SEC

SEC trumpets progress toward return to respectability in men’s basketball

SEC commissioner Greg Sankey sees the conference making progress in men’s basketball. The SEC has five teams in the NCAA Tournament this year, tied for the most since 2008.
SEC commissioner Greg Sankey sees the conference making progress in men’s basketball. The SEC has five teams in the NCAA Tournament this year, tied for the most since 2008. The Associated Press

One week before the men’s basketball field was set Sunday for the NCAA Division I Tournament, SEC commissioner Greg Sankey repeatedly used the same buzzword — progress — in discussing the state of the sport in his conference.

Sankey knows that the SEC’s national reputation has taken a beating during the last few years, but he thinks the conference is poised to turn the corner from punch line back to respectability.

“People that see it every day don’t make that snap judgment,” Sankey said. “People that don’t immerse themselves in what’s happening around our programs can make those quick judgments, but certainly we’ve underperformed relative to our other sports and our own expectations. I’ve been very honest about that.”

Three of the last four seasons, only three SEC teams participated in March Madness, but this year the conference has five teams going dancing — tied for the most since 2008.

Moreover, all five SEC teams — Kentucky (No. 2 seed, South Region), Florida (4, East), South Carolina (7, East), Arkansas (8, South) and Vanderbilt (9, West) — were top-nine seeds.

It’s been 11 years since the SEC had that many teams seeded that high, buoying Sankey’s claim of progress.

“I can’t help but think, in the future, we’re going to have more than five in,” said first-year Vanderbilt coach Bryce Drew, whose team played the hardest nonconference schedule in the country and became the first 15-loss at-large team in NCAA tourney history.

Several key offseason administrative acquisitions helped reposition SEC basketball.

First, Sankey brought in Mike Tranghese, a former Big East Conference commissioner and NCAA Division I men’s basketball committee veteran, as a special adviser.

He recommended changes to scheduling procedures — a minimum average nonconference RPI of 175 this season, which drops to 150 for 2017-18 and subsequent years — that clearly paid dividends on Selection Sunday.

“To get five teams in the tournament … speaks to the respect that I think is now being shown to the league and the body of work that the league has put in,” said Mississippi coach Andy Kennedy, whose Rebels are one of three SEC teams selected for the NIT. “I think that the league is in a great place moving forward.”

More than half the SEC played a top-50 schedule, according to CBS Sports’ strength of schedule rankings, but overall it still ranks fifth in conference RPI — ahead of only the top-heavy Pac-12.

“One of our challenges, we lost a lot of close games in December and we need to be victorious in those games,” Sankey said. “You need to have teams participate in the NCAA Tournament, you need to have teams win the big games in the nonconference across the league and then you need to have success in March.
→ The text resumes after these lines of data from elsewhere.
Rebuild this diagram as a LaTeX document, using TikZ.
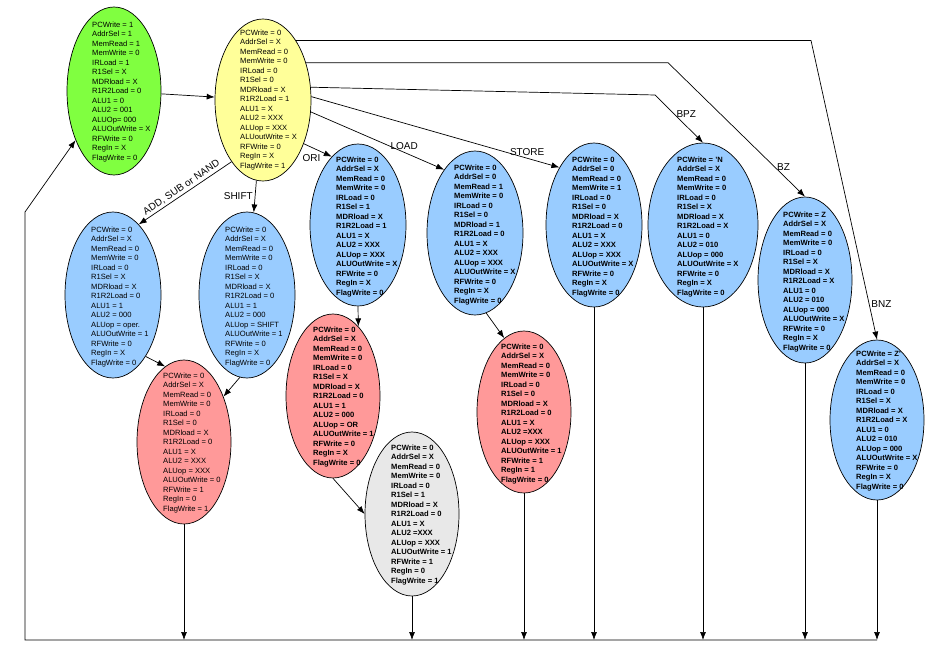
\documentclass[tikz,border=0pt]{standalone}
\usepackage{fontspec}
\setmainfont{Liberation Sans}
\usetikzlibrary{shapes.geometric,arrows.meta}
\definecolor{fetchgreen}{RGB}{128,255,64}
\definecolor{decodeyellow}{RGB}{255,255,153}
\definecolor{stateblue}{RGB}{153,204,255}
\definecolor{statered}{RGB}{255,153,153}
\definecolor{stategray}{RGB}{232,232,232}
\tikzset{
	state/.style={ellipse, draw=black, line width=0.7pt, inner sep=0pt,
		minimum width=96pt, minimum height=164pt},
	sig/.style={anchor=west, align=left, inner sep=0pt,
		font=\fontsize{7.6}{9.5}\selectfont},
	sigb/.style={sig, font=\fontsize{7.6}{9.5}\selectfont\bfseries},
	edge/.style={-{Latex[length=8pt,width=6pt]}, line width=0.7pt},
	lbl/.style={font=\fontsize{10}{12}\selectfont, inner sep=2pt},
}

\begin{document}
\begin{tikzpicture}[x=1pt, y=-1pt]
			\useasboundingbox (0,0) rectangle (950,661);
			% fetch and decode
			\node[state, fill=fetchgreen, minimum width=94pt, minimum height=168pt] (fetch) at (114,91) {};
			\node[sig] (fetch-t) at ([xshift=-22pt,yshift=-1pt]fetch.center)
				{PCWrite = 1\\AddrSel = 1\\MemRead = 1\\MemWrite = 0\\IRLoad = 1\\R1Sel = X\\MDRload = X\\R1R2Load = 0\\ALU1 = 0\\ALU2 = 001\\ALUOp= 000\\ALUOutWrite = X\\RFWrite = 0\\RegIn = X\\FlagWrite = 0};
			\node[state, fill=decodeyellow, minimum height=162pt] (decode) at (263,100) {};
			\node[sig] (decode-t) at ([xshift=-23pt]decode.center)
				{PCWrite = 0\\AddrSel = X\\MemRead = 0\\MemWrite = 0\\IRLoad = 0\\R1Sel = 0\\MDRload = X\\R1R2Load = 1\\ALU1 = X\\ALU2 = XXX\\ALUop = XXX\\ALUoutWrite = X\\RFWrite = 0\\RegIn = X\\FlagWrite = 1};
			% register ops
			\node[state, fill=stateblue, minimum height=166pt] (rtype) at (113,295) {};
			\node[sig] (rtype-t) at ([xshift=-22pt,yshift=-2pt]rtype.center)
				{PCWrite = 0\\AddrSel = X\\MemRead = 0\\MemWrite = 0\\IRLoad = 0\\R1Sel = X\\MDRload = X\\R1R2Load = 0\\ALU1 = 1\\ALU2 = 000\\ALUop = oper.\\ALUOutWrite = 1\\RFWrite = 0\\RegIn = X\\FlagWrite = 0};
			\node[state, fill=stateblue, minimum height=166pt] (shifter) at (247,295) {};
			\node[sig] (shifter-t) at ([xshift=-22pt,yshift=-2pt]shifter.center)
				{PCWrite = 0\\AddrSel = X\\MemRead = 0\\MemWrite = 0\\IRLoad = 0\\R1Sel = X\\MDRload = X\\R1R2Load = 0\\ALU1 = 1\\ALU2 = 000\\ALUop = SHIFT\\ALUOutWrite = 1\\RFWrite = 0\\RegIn = X\\FlagWrite = 0};
			\node[state, fill=statered, minimum width=94pt] (wb) at (184,442) {};
			\node[sig] (wb-t) at ([xshift=-21pt,yshift=-1pt]wb.center)
				{PCWrite = 0\\AddrSel = X\\MemRead = 0\\MemWrite = 0\\IRLoad = 0\\R1Sel = 0\\MDRload = X\\R1R2Load = 0\\ALU1 = X\\ALU2 = XXX\\ALUop = XXX\\ALUOutWrite = 0\\RFWrite = 1\\RegIn = 0\\FlagWrite = 1};
			% ori
			\node[state, fill=stateblue, minimum height=162pt] (ori1) at (358,225) {};
			\node[sigb] (ori1-t) at ([xshift=-22pt,yshift=-2pt]ori1.center)
				{PCWrite = 0\\AddrSel = X\\MemRead = 0\\MemWrite = 0\\IRLoad = 0\\R1Sel = 1\\MDRload = X\\R1R2Load = 1\\ALU1 = X\\ALU2 = XXX\\ALUop = XXX\\ALUOutWrite = X\\RFWrite = 0\\RegIn = X\\FlagWrite = 0};
			\node[state, fill=statered, minimum width=94pt] (ori2) at (333,396) {};
			\node[sigb] (ori2-t) at ([xshift=-20pt,yshift=-1pt]ori2.center)
				{PCWrite = 0\\AddrSel = X\\MemRead = 0\\MemWrite = 0\\IRLoad = 0\\R1Sel = X\\MDRload = X\\R1R2Load = 0\\ALU1 = 1\\ALU2 = 000\\ALUop = OR\\ALUOutWrite = 1\\RFWrite = 0\\RegIn = X\\FlagWrite = 0};
			\node[state, fill=stategray, minimum width=94pt] (ori3) at (412,514) {};
			\node[sigb] (ori3-t) at ([xshift=-21pt,yshift=-1pt]ori3.center)
				{PCWrite = 0\\AddrSel = X\\MemRead = 0\\MemWrite = 0\\IRLoad = 0\\R1Sel = 1\\MDRload = X\\R1R2Load = 0\\ALU1 = X\\ALU2 =XXX\\ALUop = XXX\\ALUOutWrite = 1\\RFWrite = 1\\RegIn = 0\\FlagWrite = 1};
			% load / store
			\node[state, fill=stateblue] (load1) at (475,233) {};
			\node[sigb] (load1-t) at ([xshift=-21pt,yshift=-2pt]load1.center)
				{PCWrite = 0\\AddrSel = 0\\MemRead = 1\\MemWrite = 0\\IRLoad = 0\\R1Sel = 0\\MDRload = 1\\R1R2Load = 0\\ALU1 = X\\ALU2 = XXX\\ALUop = XXX\\ALUOutWrite = X\\RFWrite = 0\\RegIn = X\\FlagWrite = 0};
			\node[state, fill=statered, minimum width=94pt, minimum height=162pt] (load2) at (524,412) {};
			\node[sigb] (load2-t) at ([xshift=-23pt,yshift=-2pt]load2.center)
				{PCWrite = 0\\AddrSel = X\\MemRead = 0\\MemWrite = 0\\IRLoad = 0\\R1Sel = 0\\MDRload = X\\R1R2Load = 0\\ALU1 = X\\ALU2 =XXX\\ALUop = XXX\\ALUOutWrite = 1\\RFWrite = 1\\RegIn = 1\\FlagWrite = 0};
			\node[state, fill=stateblue] (store) at (594,225) {};
			\node[sigb] (store-t) at ([xshift=-22pt,yshift=-2pt]store.center)
				{PCWrite = 0\\AddrSel = 0\\MemRead = 0\\MemWrite = 1\\IRLoad = 0\\R1Sel = 0\\MDRload = X\\R1R2Load = 0\\ALU1 = X\\ALU2 = XXX\\ALUop = XXX\\ALUOutWrite = X\\RFWrite = 0\\RegIn = X\\FlagWrite = 0};
			% branches
			\node[state, fill=stateblue, minimum width=110pt] (bpz) at (703,225) {};
			\node[sigb] (bpz-t) at ([xshift=-26pt,yshift=-2pt]bpz.center)
				{PCWrite = 'N\\AddrSel = X\\MemRead = 0\\MemWrite = 0\\IRLoad = 0\\R1Sel = X\\MDRload = X\\R1R2Load = X\\ALU1 = 0\\ALU2 = 010\\ALUop = 000\\ALUOutWrite = X\\RFWrite = 0\\RegIn = X\\FlagWrite = 0};
			\node[state, fill=stateblue, minimum width=94pt, minimum height=166pt] (bz) at (805,280) {};
			\node[sigb] (bz-t) at ([xshift=-22pt,yshift=-2pt]bz.center)
				{PCWrite = Z\\AddrSel = X\\MemRead = 0\\MemWrite = 0\\IRLoad = 0\\R1Sel = X\\MDRload = X\\R1R2Load = X\\ALU1 = 0\\ALU2 = 010\\ALUop = 000\\ALUOutWrite = X\\RFWrite = 0\\RegIn = X\\FlagWrite = 0};
			\node[state, fill=stateblue, minimum width=94pt, minimum height=160pt] (bnz) at (877,420) {};
			\node[sigb] (bnz-t) at ([xshift=-21pt,yshift=-1pt]bnz.center)
				{PCWrite = Z'\\AddrSel = X\\MemRead = 0\\MemWrite = 0\\IRLoad = 0\\R1Sel = X\\MDRload = X\\R1R2Load = X\\ALU1 = 0\\ALU2 = 010\\ALUop = 000\\ALUOutWrite = X\\RFWrite = 0\\RegIn = X\\FlagWrite = 0};

			% corners
			\coordinate (bpz-k) at (655,95);
			\coordinate (bz-k) at (668,0);
			\coordinate (bnz-k) at (811,0);
			\coordinate (base) at (25,640);
			\coordinate (turn) at (25,212);

			% transitions
			\draw[edge] (fetch) -- (decode);
			\draw[edge] (decode.243) -- node[lbl, above, sloped] {ADD, SUB or NAND} (rtype.70);
			\draw[edge] (decode) -- node[lbl, left] {SHIFT} (shifter);
			\draw[edge] (decode.313) -- node[lbl, pos=0.68, anchor=north east] {ORI} (ori1.111);
			\draw[edge] (decode.346) -- node[lbl, pos=0.7, above] {LOAD} (load1.116);
			\draw[edge] (decode.4) -- node[lbl, pos=0.87, above] {STORE} (store.121);
			\draw[edge] (decode.15) -- (bpz-k) -- node[lbl, pos=0.4, right] {BPZ} (bpz.north);
			\draw[edge] (decode.41) -- (decode.41 -| bz-k) -- node[lbl, pos=0.78, right] {BZ} (bz.north);
			\draw[edge] (decode.61) -- (decode.61 -| bnz-k) -- node[lbl, pos=0.88, right] {BNZ} (bnz.north);
			\draw[edge] (rtype.298) -- (wb.104);
			\draw[edge] (shifter.265) -- (wb.49);
			\draw[edge] (ori1.south) -- (ori2.70);
			\draw[edge] (ori2.south) -- (ori3.west);
			\draw[edge] (load1.278) -- (load2.105);

			% back to fetch
			\foreach \s in {wb,ori3,load2,store,bpz,bz,bnz}
				\draw[edge] (\s.south) -- (\s.south |- base);
			\draw[edge] (bnz.south |- base) -- (base) -- (turn) -- (fetch.232);
		\end{tikzpicture}
\end{document}
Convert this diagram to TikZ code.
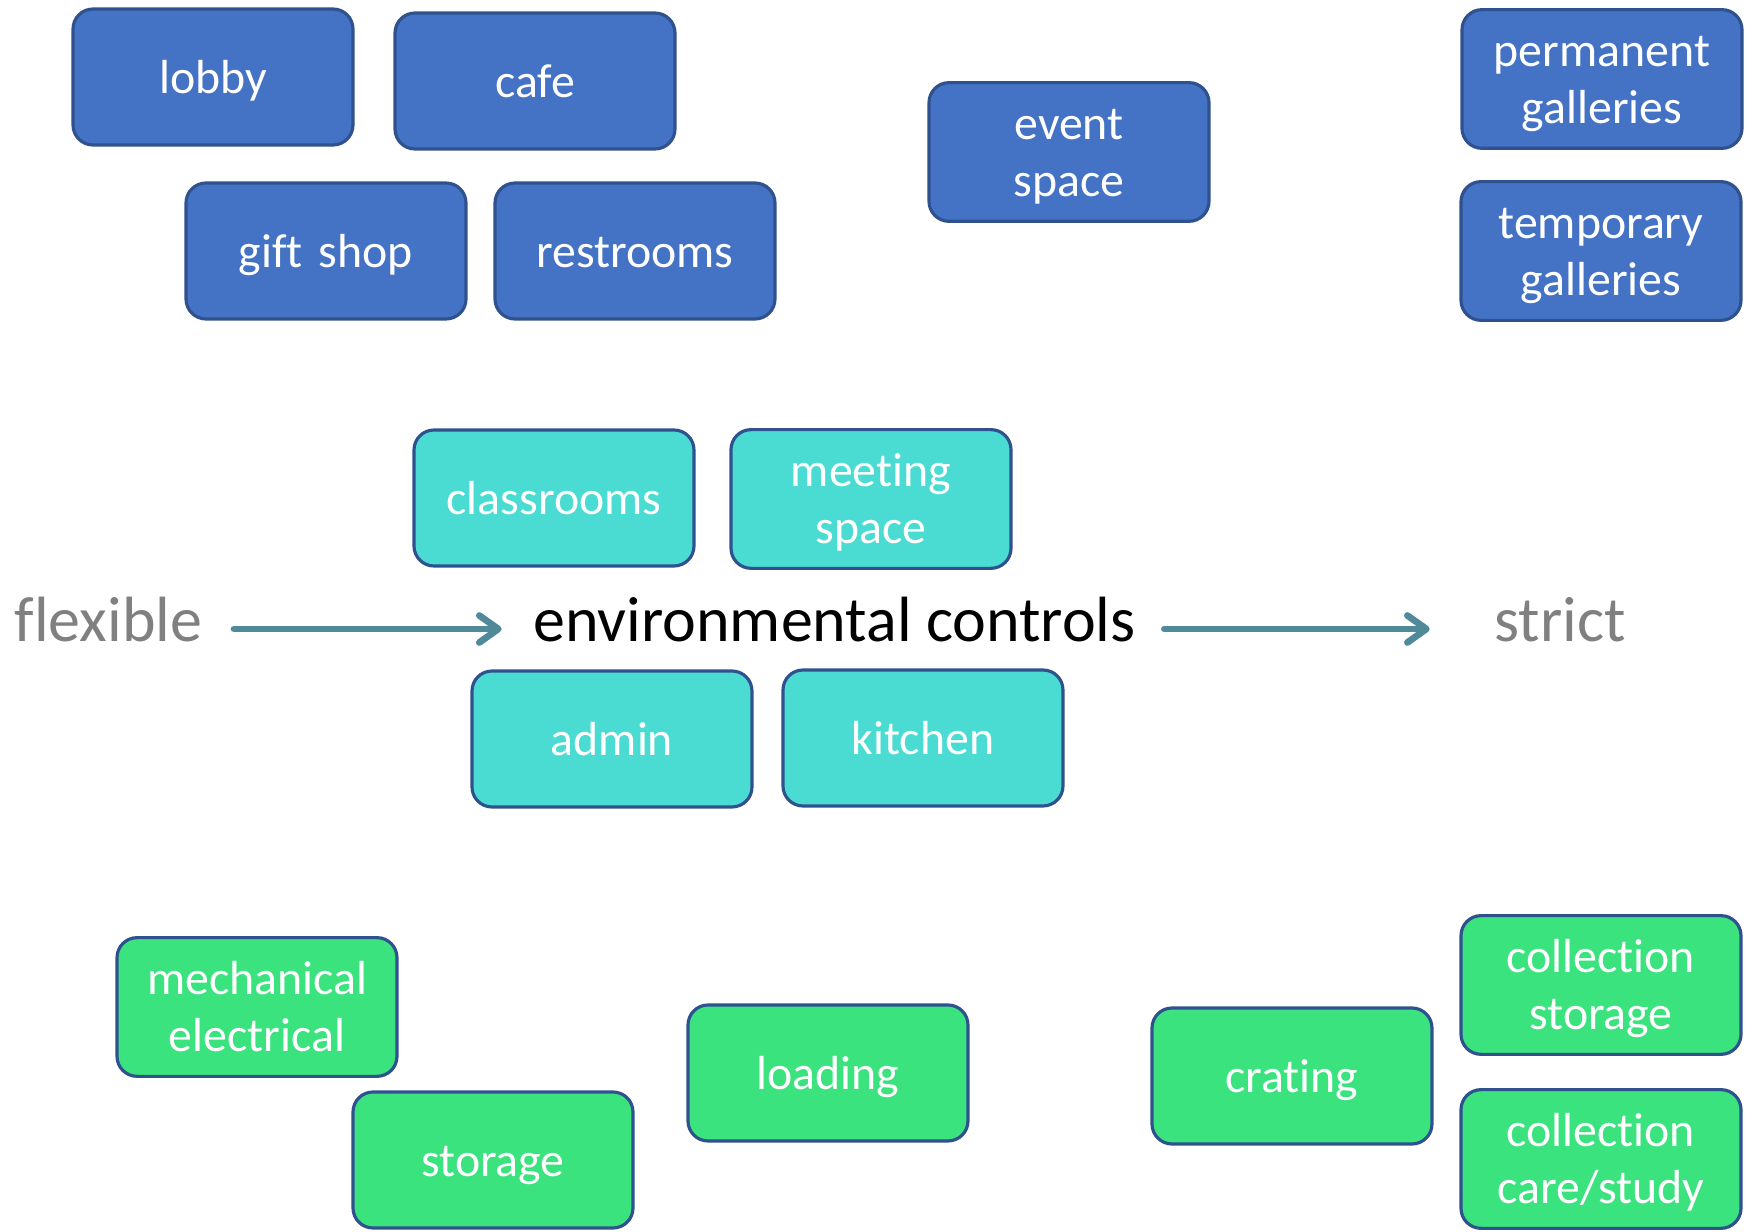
\documentclass[tikz,border=0pt]{standalone}
\usepackage{fontspec}
\setmainfont{Carlito}[Ligatures={NoCommon}]
\usepackage{xcolor}
\usetikzlibrary{arrows.meta}

\definecolor{boxblue}{HTML}{4472C4}
\definecolor{boxcyan}{HTML}{4ADCD3}
\definecolor{boxgreen}{HTML}{3AE37D}
\definecolor{boxborder}{HTML}{2F528F}
\definecolor{flowteal}{HTML}{50899A}
\definecolor{labelgrey}{HTML}{808080}

\begin{document}
\begin{tikzpicture}
\tikzstyle{space} = [rectangle, rounded corners=0.2cm, draw=boxborder, line width=0.9pt,
  minimum width=2.80cm, minimum height=1.36cm, inner xsep=0.15cm, text width=2.5cm, align=center,
  text=white, font=\fontsize{13.6pt}{16.2pt}\selectfont,
  execute at begin node={\rule{0pt}{0.95em}},
  execute at end node={\rule[-0.27em]{0pt}{0.27em}}]
\tikzstyle{public} = [space, fill=boxblue]
\tikzstyle{support} = [space, fill=boxcyan]
\tikzstyle{service} = [space, fill=boxgreen]
\tikzstyle{axislabel} = [anchor=base, inner sep=0pt, font=\fontsize{18.2pt}{21pt}\selectfont]
\tikzstyle{flow} = [draw=flowteal, line width=1.9pt, line cap=round,
  -{Straight Barb[length=0.19cm, width=0.27cm, line join=round, line cap=round]}]

\useasboundingbox (0,0) rectangle (17.54,12.32);

\node(lobby) [public] at (2.13,11.55) {lobby};
\node(cafe) [public] at (5.35,11.51) {cafe};
\node(giftShop) [public] at (3.26,9.81) {gift shop};
\node(restrooms) [public] at (6.35,9.81) {restrooms};
\node(eventSpace) [public] at (10.69,10.80) {event\\space};
\node(permGalleries) [public] at (16.02,11.53) {permanent\\galleries};
\node(tempGalleries) [public] at (16.01,9.81) {temporary\\galleries};

\node(classrooms) [support] at (5.54,7.34) {classrooms};
\node(meetingSpace) [support] at (8.71,7.33) {meeting\\space};
\node(admin) [support] at (6.12,4.93) {admin};
\node(kitchen) [support] at (9.23,4.94) {kitchen};

\node(mechElec) [service] at (2.57,2.25) {mechanical\\electrical};
\node(storage) [service] at (4.93,0.72) {storage};
\node(loading) [service] at (8.28,1.59) {loading};
\node(crating) [service] at (12.92,1.56) {crating};
\node(collStorage) [service] at (16.01,2.47) {collection\\storage};
\node(collCare) [service] at (16.01,0.73) {collection\\care/study};

\node(flexible) [axislabel, text=labelgrey] at (1.085,5.90) {flexible};
\node(envControls) [axislabel, text=black] at (8.345,5.90) {environmental controls};
\node(strict) [axislabel, text=labelgrey] at (15.60,5.90) {strict};

\draw[flow] ([xshift=0.31cm,yshift=0.13cm]flexible.base east) -- ([xshift=-0.31cm,yshift=0.13cm]envControls.base west);
\draw[flow] ([xshift=0.28cm,yshift=0.13cm]envControls.base east) -- ([xshift=-0.64cm,yshift=0.13cm]strict.base west);
\end{tikzpicture}
\end{document}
Those are the three indicators that challenge the narrative.”

In addition to adding Tranghese, Dan Leibovitz was tapped as the SEC’s associate commissioner for men’s basketball and Mark Whitehead was hired as the SEC’s coordinator of men’s basketball officials

“They’ve been very helpful in the nature and substance of the conversations around men’s basketball,” Sankey said.

As important as it was to add voices with high-level college basketball experience, Sankey also credited SEC schools with making smart hires — including Drew, Florida’s Mike White, Mississippi State’s Ben Howland, Alabama’s Avery Johnson, Tennessee’s Rick Barnes and Auburn’s Bruce Pearl — that have elevated SEC basketball.

“There’s been a lot of work done on campus in terms of coaching changes that have produced some results,” Sankey said. “As others have continued to build their program, those have produced some results as well.”

Sankey believes in stability, and while he’d never tell a school who to hire, the SEC does have a vested interest in its coaching stable.

“We talk globally,” he said. “Coaching continuity is a reality that’s often associated with success. Think about the programs nationally that are successful and there’s an amazing consistency around the individuals leading those programs.

“We’ve got some programs that over the last 15 years have gone through five or six coaches. You want to see the right people in place and then you want to see them in place on a consistent basis and allowed to grow and develop a program. I think that’s what builds strength.”

Of course, Sankey isn’t satisfied with mere progress. The ACC (nine), Big East and Big Ten (seven) and Big 12 (six) all had more teams selected for the 68-team field than the SEC.

“Our expectations for men’s basketball are what we see in other sports, which is six, seven or eight teams participating in the postseason,” Sankey said. “That’s certainly our hope in the future.”

Certainly, he hopes Missouri can be part of the conference’s surge in coming seasons.

“I know it would be rewarding at the University of Missouri, because of the historical success and support for men’s basketball,” Sankey said. “That would be another great asset for the institution and its athletics department. For the conference, I’d like to see that kind of progress across the board.”